Sleeping with Geoffrey Boycott
So, England win the Ashes! In Australia! Winning by an innings on three separate occasions! This is indeed English cricketing heaven. If you want a great overview of England’s dominance of Australia, then do read blogoholic Tim’s fine Ashes in Numbers post. If, after that, you want to read me rambling on about it, then read on!
I remember when Liverpool won the Champions League in 2005, after being 3-0 down at half-time, I wanted football to end there and then. As far as I was concerned, it wasn’t going to get any better than that. So far, I’ve been proved right.
I feel a similar sensation after witnessing the England cricket team obliterate the opposition in one of sport’s oldest and finest rivalries. I can’t see an England side ever again winning in Australia in such a fashion. It was that special, and as Tim’s numbers illustrate, that unique. Will there ever be another time when England click absolutely and completely as a team? And, frankly, will there ever be another time when Australia appear so out of their depth? Will we ever have it so good again?
For many England cricketing fans, the 2005 series in England is their highlight, as it was the first time England had won the Ashes since 1987. A long wait for such a victory, a great see-saw series, and a country jubilant at the end. However, with an immaculate sense of timing, I was out of the country for that whole summer, so it has never felt quite as special to me. This 2009-10 series is the one for me.
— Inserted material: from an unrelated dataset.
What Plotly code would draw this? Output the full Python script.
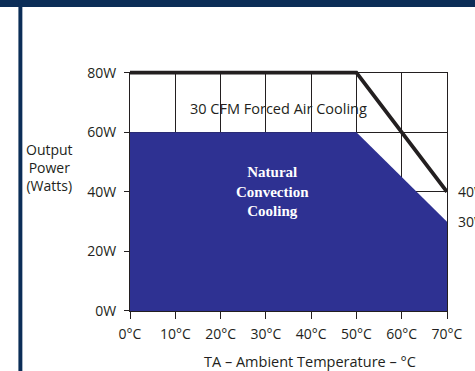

Generally, I think there is something quite magical about following sport in faraway places. I miss those old crackly sporting commentaries on TV from far-flung corners of the world. Everything sounds so clear now, as if it is in the next room rather than halfway around the world. But having a major sporting event like this take place overnight (my time) has still been brilliant, especially as it has been such a wonderfully exciting and unusual series.
I’ve caught some sessions on television, but on the whole, my Significant Other and I have stuck to the radio, and the BBC’s incomparable Test Match Special coverage. My SO cemented her place in my affections ever further by suggesting we just leave the radio on each night, ensuring we could keep up with what was happening, and then be lulled back to sleep by the reassuring tones of the TMS squad.
Apart from Geoff Boycott that is, who when commentating somehow seems irritated and annoyed no matter what the scenario. Being awoken by a shouty Yorkshireman isn’t the best sensation, but I happily put up with that in exchange for hearing Australia bowled out for under 100, or Alastair Cook scoring yet another imperious century.
Those strange, wonderful nights of drifting in and out of sleep and the Ashes make this my favourite ever cricketing series, and perhaps one of my favouriteever sporting experiences full-stop. I’ll always hold it dear. But I must admit I am looking forward to a proper night’s sleep now.
Thanks for the nod, Steve. It’s been a great series, and well worth losing sleep to catch as many sessions as I was able to. Today Australia, tomorrow the World Cup, then the small matter of chasing down the number 1 spot in the Test rankings (we are now number three).
Let’s hope England can build on their Twenty20 success and this great series win to develop into the great team we would all dearly love them to be.
Agreed! I’m especially excited to have a ticket for the India Test Match at Lords. That should be a good test (excuse the pun) of how good England really are…
I avoided Boyc’s and his irrascibility by following via text updates on my mobile, whilst lying in bed, allegedly trying to sleep. The last two tests were particularly gratifying as it seemed like the initiative had been returned to Australia after the third match. No fear, Cooky’s here. But it was a team effort – great batting, great bowling. It’s like I remember from the days of Beefy and co. Sports Personality Team of the YEar 2011 already? QUite probably and a welcome antidote to how dreadful our footballers were last summer.